メモ帳用ブログ

色々な雑記。

H2の「おしかったね」

野球が大好きで千川の選手としては活躍し続けてきた柳。それでもプロはあきらめて正解という自己分析をする。もしプロになれさえすれば後はずっと一軍に上がれず無一文で放り出されても構わないのならなれなくはなかっただろうけど、柳は野田と同様にそういうタイプではない。好きだからプレイすることと、スポーツのプロとしてあるいは見世物のプロとしてプレイすることにはっきり線を引くのはあだち先生の作風。プロになればきれいごととしては野球をプレイできなくなるわけで、それでも目指すのかは個人の判断に委ねられる。プロになることは必ずしも全てのプレイヤーが目指すべき到達点ではない。
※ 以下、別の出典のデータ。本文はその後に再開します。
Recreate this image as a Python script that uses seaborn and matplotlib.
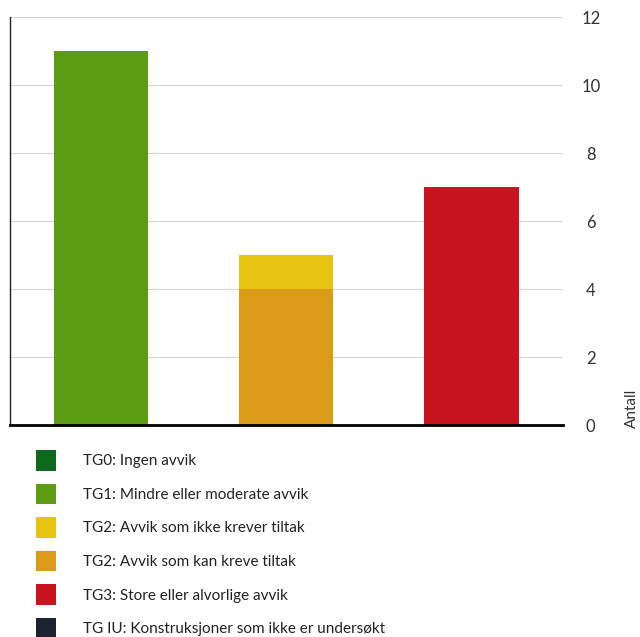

限界まで戦うヒーローへのロマンを持ちつつも、そうはなれずに生きていくほとんどの人間の視点も忘れない。視点はいつも主人公よりもそれを取り巻く周囲の方に置かれている。

比呂の体力を削るため出塁させたい明和一の稲川監督と、比呂は見逃し三振をするのが賢明と判断する千川の古賀監督。しかし比呂はヒットを打ち、英雄は比呂が走る間もなくノーバウンドで打球をキャッチする。稲川監督の「そうだよな。 損得勘定で動けるような本能は、本物じゃねえやな。」が格好良い。

比呂がいままでの三打席で比呂らしくないピッチングをしてきたのは最後の一打席で最初で最後の真っ向勝負をするためだ、と英雄は信じている、と推測するひかり。では雨宮ひかりが信じているものは?となり、「やっぱり…… 想像できないなァ、負けたヒデちゃんは……」と柔らかい表情で答える。比呂が真っ向勝負をすると信じているはずの英雄とそれに応えるはずの比呂を信じているし、英雄が負けないことも信じている。